今日、私たちが伝えるべき福音はまさにこれです。イエス・キリストが十字架にかけられて死なれたことによって、信じる者は誰でも義と認められる道が開かれました。アブラハムが信仰によって義と認められたように、私たちもキリストの福音を信じるときに義とされ、聖霊の内住を通して新しい人生を生きるのです。これは「信仰によって救いを得る(以信得義)」というシンプルでありながら明確な真理です。

最後に、使徒ペテロは「あなたがたのうちにある希望について説明を求める人には、だれにでもいつでも弁明できる用意をしていなさい」(第一ペテロ3:15)と勧めています。
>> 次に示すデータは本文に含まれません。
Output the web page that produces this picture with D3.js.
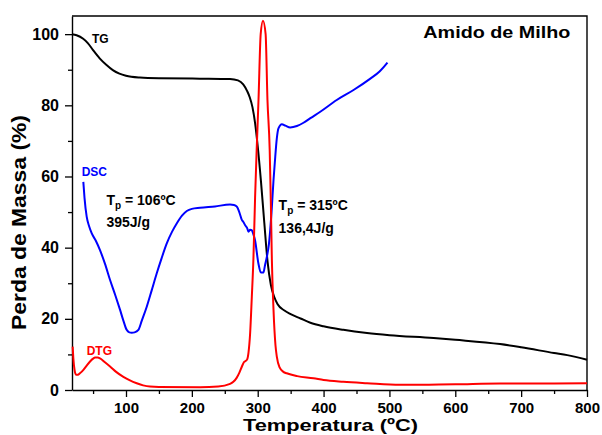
<!DOCTYPE html>
<html>
<head>
<meta charset="utf-8">
<script src="https://cdn.jsdelivr.net/npm/d3@7"></script>
<style>
  html, body { margin: 0; padding: 0; background: #fff; }
  svg { display: block; }
  text { font-family: "Liberation Sans", Arial, Helvetica, sans-serif; font-weight: bold; }
</style>
</head>
<body>
<svg id="chart" width="602" height="435"></svg>
<script>
// Thermal analysis of corn starch: TG, DSC and DTG curves vs temperature

// TG curve (mass %, vs temperature in ºC)
const tgTemp = [18, 25, 35, 42, 50, 60, 70, 80, 90, 100, 121, 150, 212, 258, 270, 278, 284, 288, 292, 296, 300, 305, 310, 315, 320, 325, 330, 340, 350, 365, 380, 400, 430, 466, 500, 567, 600, 668, 700, 750, 770, 800];
const tgVal  = [100, 99.7, 98.7, 97.5, 95.5, 93.2, 91.4, 89.9, 88.9, 88.3, 87.8, 87.6, 87.5, 87.4, 87.0, 85.9, 84.0, 82.2, 79.5, 75.0, 68.5, 58.5, 47.0, 36.0, 29.5, 26.2, 24.2, 22.4, 21.3, 20.1, 18.9, 17.9, 16.9, 16.0, 15.4, 14.6, 14.1, 12.9, 12.0, 10.4, 9.8, 8.5];

// DSC curve (arbitrary units on the same scale)
const dscTemp = [35.2, 37, 40.3, 44, 48, 54, 60.5, 68, 75.8, 84, 91, 96, 101, 105, 108.7, 113, 118.8, 124, 131.5, 139, 146.7, 154, 161.9, 170, 177, 185, 192.3, 200, 212.5, 235, 258, 264, 268.3, 272, 275.9, 278, 281, 284, 286, 288.5, 291, 293, 296, 301, 304.8, 308.7, 311, 314, 317, 319, 321, 324, 326, 329, 331.5, 336.7, 342, 349.3, 359.5, 369.5, 380, 395, 420, 445.5, 471, 485, 497];
const dscVal  = [58.5, 54, 48.7, 46, 44, 42, 39.3, 35.5, 30.9, 26.5, 22.5, 19.5, 16.9, 16.2, 16.1, 16.2, 16.9, 19.5, 23.4, 28, 32.8, 37, 41.2, 44.5, 46.8, 49, 50.3, 50.9, 51.2, 51.6, 52.1, 52, 51.5, 50, 47.8, 47.3, 46.3, 45.5, 44.5, 45, 44.9, 44, 42, 35.6, 33, 33, 35, 37.5, 41, 45, 50, 59, 64, 70.7, 73.5, 74.7, 74.3, 73.8, 74.2, 75.1, 76.4, 78.2, 81.5, 84.3, 87.5, 89.5, 92];

// DTG curve
const dtgTemp = [19, 20, 22, 24, 27, 30, 35, 40, 45.4, 50, 53, 57, 60.5, 68, 75.8, 85, 96, 106, 116.3, 126, 136.5, 150, 212.5, 240, 258, 263, 268, 272, 276, 279, 282, 284, 286, 288.5, 291, 293.5, 296, 298.4, 301.2, 304.5, 308, 312, 314.8, 318.2, 320, 321.5, 324, 327, 329, 333, 339, 344, 360, 384.7, 400, 430, 466, 516, 560, 600, 668, 700, 750, 800];
const dtgVal  = [12.2, 9, 5.5, 4.3, 4.3, 4.7, 5.6, 6.8, 8, 8.8, 9.1, 9.1, 8.9, 7.8, 6.6, 5.1, 3.7, 2.7, 1.9, 1.3, 0.95, 0.85, 0.8, 0.95, 1.7, 2.3, 3.4, 4.8, 6.6, 7.8, 8.2, 8.6, 10.5, 16, 26, 37, 54, 67.4, 81.5, 100, 103.8, 100, 81.5, 67.4, 52, 36.5, 22.5, 12.5, 9.4, 6.4, 5.1, 4.7, 3.9, 3.3, 2.8, 2.3, 1.9, 1.45, 1.5, 1.6, 1.85, 1.8, 1.85, 1.9];

// Axis ticks
const xTicks = [100, 200, 300, 400, 500, 600, 700, 800];
const xMinorTicks = [50, 150, 250, 350, 450, 550, 650, 750];
const yTicks = [0, 20, 40, 60, 80, 100];
const yMinorTicks = [10, 30, 50, 70, 90];

const svg = d3.select("#chart");
const plotLeft = 72, plotRight = 587, plotTop = 16, plotBottom = 390;

const x = d3.scaleLinear().domain([18, 800]).range([plotLeft, plotRight]);
const y = d3.scaleLinear().domain([0, 105.1]).range([plotBottom, plotTop]);

// frame (top and right edges)
svg.append("path")
  .attr("d", `M${plotLeft},${plotTop}H${plotRight}V${plotBottom}`)
  .attr("fill", "none").attr("stroke", "#000").attr("stroke-width", 1.4);

// minor ticks
svg.append("g").attr("transform", `translate(0,${plotBottom})`)
  .call(d3.axisBottom(x).tickValues(xMinorTicks).tickSizeInner(4).tickSizeOuter(0).tickFormat(""))
  .call(g => g.select(".domain").remove())
  .call(g => g.selectAll("line").attr("stroke-width", 1.3));
svg.append("g").attr("transform", `translate(${plotLeft},0)`)
  .call(d3.axisLeft(y).tickValues(yMinorTicks).tickSizeInner(4).tickSizeOuter(0).tickFormat(""))
  .call(g => g.select(".domain").remove())
  .call(g => g.selectAll("line").attr("stroke-width", 1.3));

// major axes
const xAxis = svg.append("g").attr("transform", `translate(0,${plotBottom})`)
  .call(d3.axisBottom(x).tickValues(xTicks).tickSizeInner(7).tickSizeOuter(0).tickPadding(5).tickFormat(d3.format("d")));
const yAxis = svg.append("g").attr("transform", `translate(${plotLeft},0)`)
  .call(d3.axisLeft(y).tickValues(yTicks).tickSizeInner(7).tickSizeOuter(0).tickPadding(6).tickFormat(d3.format("d")));
[xAxis, yAxis].forEach(ax => {
  ax.select(".domain").attr("stroke-width", 1.4);
  ax.selectAll("line").attr("stroke-width", 1.3);
  ax.selectAll("text").attr("fill", "#000");
  ax.attr("font-family", null).attr("font-size", null);
});
xAxis.selectAll("text").attr("font-size", 15);
yAxis.selectAll("text").attr("font-size", 16);

// curves
function drawCurve(temps, vals, color) {
  const pts = temps.map((t, i) => [t, vals[i]]);
  const line = d3.line().x(d => x(d[0])).y(d => y(d[1])).curve(d3.curveMonotoneX);
  svg.append("path").datum(pts)
    .attr("d", line)
    .attr("fill", "none")
    .attr("stroke", color)
    .attr("stroke-width", 2)
    .attr("stroke-linejoin", "round");
}
drawCurve(tgTemp, tgVal, "#000000");
drawCurve(dscTemp, dscVal, "#0000ff");
drawCurve(dtgTemp, dtgVal, "#ff0000");

// curve labels
svg.append("text").attr("x", x(48.4)).attr("y", y(97.4)).attr("font-size", 12).attr("fill", "#000").text("TG");
svg.append("text").attr("x", x(32.7)).attr("y", y(60.1)).attr("font-size", 12).attr("fill", "#0000ff").text("DSC");
svg.append("text").attr("x", x(40.3)).attr("y", y(9.8)).attr("font-size", 12).attr("fill", "#ff0000").text("DTG");

// peak annotations
function peakLabel(tx, ty, temp, energy, ty2) {
  const t = svg.append("text").attr("x", x(tx)).attr("y", y(ty)).attr("font-size", 14).attr("fill", "#000");
  t.append("tspan").text("T");
  t.append("tspan").attr("font-size", 10).attr("dy", 4).text("p");
  t.append("tspan").attr("dy", -4).text(" = " + temp);
  svg.append("text").attr("x", x(tx)).attr("y", y(ty2)).attr("font-size", 14).attr("fill", "#000").text(energy);
}
peakLabel(70.3, 52, "106ºC", "395J/g", 45.7);
peakLabel(331.7, 50.6, "315ºC", "136,4J/g", 44.2);

// sample name
svg.append("text").attr("x", x(551.5)).attr("y", y(98.8)).attr("font-size", 17)
  .attr("textLength", 147).attr("lengthAdjust", "spacingAndGlyphs").attr("fill", "#000")
  .text("Amido de Milho");

// axis titles
svg.append("text").attr("x", 330.5).attr("y", 431.2).attr("text-anchor", "middle")
  .attr("font-size", 17).attr("textLength", 175).attr("lengthAdjust", "spacingAndGlyphs")
  .text("Temperatura (ºC)");
svg.append("text").attr("transform", "translate(26,222.5) rotate(-90)").attr("text-anchor", "middle")
  .attr("font-size", 20).attr("textLength", 215).attr("lengthAdjust", "spacingAndGlyphs")
  .text("Perda de Massa (%)");
</script>
</body>
</html>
私たちはガラテヤ書3章が提示する信仰の定義、律法の限界、そしてイエス・キリストの十字架と復活がもたらす救いの力を明確に理解する必要があります。それが私たちの信仰を揺るぎないものとし、主を知らない人々にも変わることのない福音のメッセージを伝える根拠となるのです。張ダビデ牧師は、この点を数十年にわたり多様な説教や著作、弟子訓練などを通じて絶えず啓発し、「この福音を握る人々には、どんな障壁も打ち崩され、どんな種類の宗教的なしがらみからも解放されて真の自由を経験するようになる」と教え続けてきました。

結局、ガラテヤ書3章は私たちに問いかけます。「あなたがたはどのようにして聖霊を受けたのか。律法の行いによってか、それとも信仰によってか」と。そしてこう答えるのです。「信仰によって受け、信仰によって義とされた」と。これこそが私たちの告白であり、人生へと結びつくべき真理です。福音のうちに自由を得、聖霊のうちに成長し、キリストのうちにますます一つとなる教会と信徒となることを、ガラテヤ書3章は私たちに求めているのです。そこにこそ、私たちが常に心に留めるべき最もシンプルでありながら最も奥深い信仰の核心があるのです。